APSCU Blog: Gainful Employment Update: What’s Next and Unanswered Questions

27 Oct 2014 /By APSCU Communications 
 
As the gainful employment regulatory process comes to an end, we wanted to give a short update on the status of what has taken place and what happens next.

On October 14, APSCU met with officials from the Office of Management and Budget (OMB), along with their colleagues at the Office of Information and Regulatory Affairs (OIRA), the Council of Economic Advisers and the U.S. Department of Education and presented our concerns on the regulation and the impact it will have on students, the economy and institutions. Other higher education stakeholders have also been meeting with OMB during this time.

During the meeting we presented very specific arguments and issues with the regulation (our full presentation is available online):
  • The Administration’s rhetoric on the Rating System does not equal reality on gainful employment regulation (slide 4)
  • Why each metric is arbitrary and capricious (slides 5&6)
  • Results of new analysis showing earnings before education and earnings post-graduation – 100% earnings gain in some fields (slides 11-13)
  • Private sector institutions have higher graduation rates and lower default rates than community colleges (slide 19)
  • The negative impact on students and programs (slides 7&8)
  • How others in higher education fail the regulation if it were applied to them (slide 17)
The regulation has now gone back from OMB to the Department and at some point before October 31, it is very likely the Department will publish the final regulation. Before they turn in their homework at the last minute, we wanted to pose some final questions for the Department to answer.
Below are nine questions that the Department should answer publicly before the regulation is released, but won’t. Instead, they will obfuscate and spin. While this is good politics, it is bad policy. Moreover, it will have a direct and negative impact on millions of Americans.

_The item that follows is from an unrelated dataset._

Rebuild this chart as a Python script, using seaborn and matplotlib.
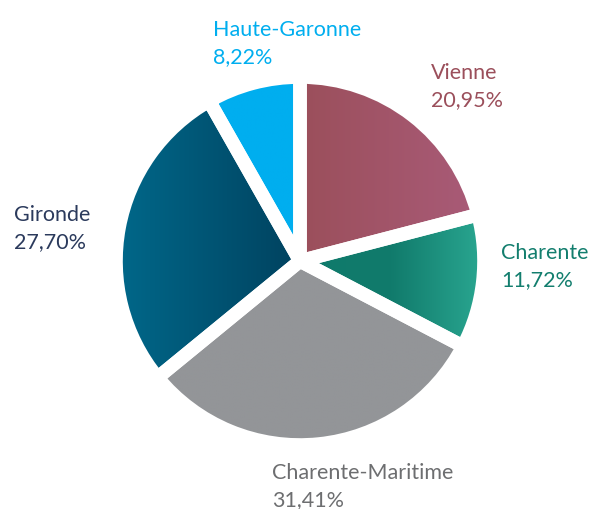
import matplotlib
matplotlib.use("Agg")
import matplotlib.pyplot as plt
import numpy as np
import seaborn as sns

# donnees
regions = ["Vienne", "Charente", "Charente-Maritime", "Gironde", "Haute-Garonne"]
parts = [20.95, 11.72, 31.41, 27.70, 8.22]

# degradés (gauche -> droite) et couleurs de texte
degrades = [
    ["#9b4f5b", "#a95b78"],
    ["#0f7a6b", "#117b6c", "#2aa791"],
    ["#939598", "#939598"],
    ["#00688a", "#00425f"],
    ["#00aeef", "#00aeef"],
]
couleurs_texte = ["#9b4f5b", "#137e6e", "#6d6e70", "#2b3a5c", "#00aeef"]

# position des etiquettes (pixels, x gauche, ligne de base de la 1re ligne)
pos_etiquettes = [(431, 79), (501, 259), (272, 479), (14, 221), (213, 36)]

sns.set_theme(style="white")
plt.rcParams["font.family"] = ["Lato", "DejaVu Sans"]

W, H = 589, 509
cx, cy, rayon = 300, 261, 184

fig = plt.figure(figsize=(W / 100, H / 100), dpi=100, facecolor="white")
ax = fig.add_axes([0, 0, 1, 1])

wedges, _ = ax.pie(parts, startangle=90, counterclock=False, radius=1,
                   wedgeprops=dict(facecolor="none", edgecolor="none"))

grad = np.linspace(0, 1, 256).reshape(1, -1)
for w, cols in zip(wedges, degrades):
    cmap = sns.blend_palette(cols, as_cmap=True)
    bb = w.get_path().get_extents(w.get_transform() - ax.transData)
    im = ax.imshow(grad, cmap=cmap, aspect="auto", interpolation="bilinear",
                   extent=[bb.x0, bb.x1, bb.y0, bb.y1], zorder=1)
    im.set_clip_path(w)

# bordures blanches entre les parts
ax.pie(parts, startangle=90, counterclock=False, radius=1,
       wedgeprops=dict(facecolor="none", edgecolor="white", linewidth=9.8,
                       joinstyle="round", zorder=3))
ax.set_xlim(-cx / rayon, (W - cx) / rayon)
ax.set_ylim(-(H - cy) / rayon, cy / rayon)
ax.set_aspect("equal")
ax.axis("off")

for nom, v, c, (px, py) in zip(regions, parts, couleurs_texte, pos_etiquettes):
    pct = f"{v:.2f}".replace(".", ",") + "%"
    fig.text(px / W, 1 - py / H, nom, color=c, fontsize=15.5, va="baseline", ha="left")
    fig.text(px / W, 1 - (py + 27.5) / H, pct, color=c, fontsize=15.5, va="baseline", ha="left")

fig.savefig("out.png", dpi=100, facecolor="white")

Question 1: What does this new regulation mean for students?

What ED is not telling you: Millions of students will lose access to the higher education career training program of their choice – limiting economic opportunity for them and their family.
Slide8
Question 2: Does the gainful employment regulation help or hurt President Obama’s goal of having the most college graduates by 2020?

What ED is not telling you: The regulation will hurt this worthy goal. Thousands of programs will be eliminated or shut down, denying millions of students access to higher education and economic opportunity.

Question 3: What does this mean for employers looking for job-ready employees?

What ED is not telling you: Employers continue to struggle finding qualified workers to meet their needs. This problem will be worsened as a result of the regulation. Thousands of employers will be left without job ready employees because the training pipeline they rely on for qualified health care professionals, automotive techs, HVAC techs, and information technology professionals, among others, will be eliminated.

Question 4: What does this mean for states?

What ED is not telling you: This regulation will cost states billions of dollars over the next few years as they struggle to fill the gap left by private sector institutions that served students overlooked by traditional higher education.
Slide9
Question 5: Are all institutions treated the same by the regulation? Will the regulation apply to programs at public and private nonprofit institutions?

What ED is not telling you: The Department is singling out private sector institutions and community colleges by applying the regulation to all their degree and non-degree programs.  Degree programs at public and private nonprofit institutions would not be held to the same standard. These programs get a free pass from the Department, despite the fact that millions of students attend them and they are responsible for the vast majority of dollars borrowed in higher education.
Slide17
Question 6: Is this about student protection?

What ED is not telling you: No, the regulation does not address the vast majority of programs or students. Instead, it singles out institutions that serve historically underserved students and cuts off new traditional student access to higher education.

Question 7: How does this regulation compare to the President’s proposed Ratings System?
What ED is not telling you: The regulation stands in stark contrast to what has been said by the Administration about the President’s Ratings System. While the Administration claims it wants a ratings system that “thoughtfully measure indicators like earnings, to avoid overemphasizing income or first jobs,” according to Deputy Under Secretary Jamienne S. Studley, the reality is that the Department is creating the exact opposite with the GE regulation.
  • Early year earnings are a core component of the regulation’s metrics.
  • The regulation ignores the fact that private sector institutions are significantly more likely to serve low-income, first generation, and minority students, and have much higher graduation rates than community colleges.
  • The regulation evaluates programs that serve low-income students on measures of income and loan repayment, which could lead institutions to accept fewer of these students.
Slide4
Question 8: Will the regulation close programs that provide significant earnings gain for graduates?

What ED is not telling you: Yes. It is unclear why the Department wants to close programs that are providing graduates, their families and their communities with an economic advantage.
Slide11
Question 9: What is the Department’s basis and rationale for the 8% debt-to-earnings metric?

What ED is not telling you: To date the Department has not provided one, despite setting the threshold at 12% in the 2011 version of the regulation.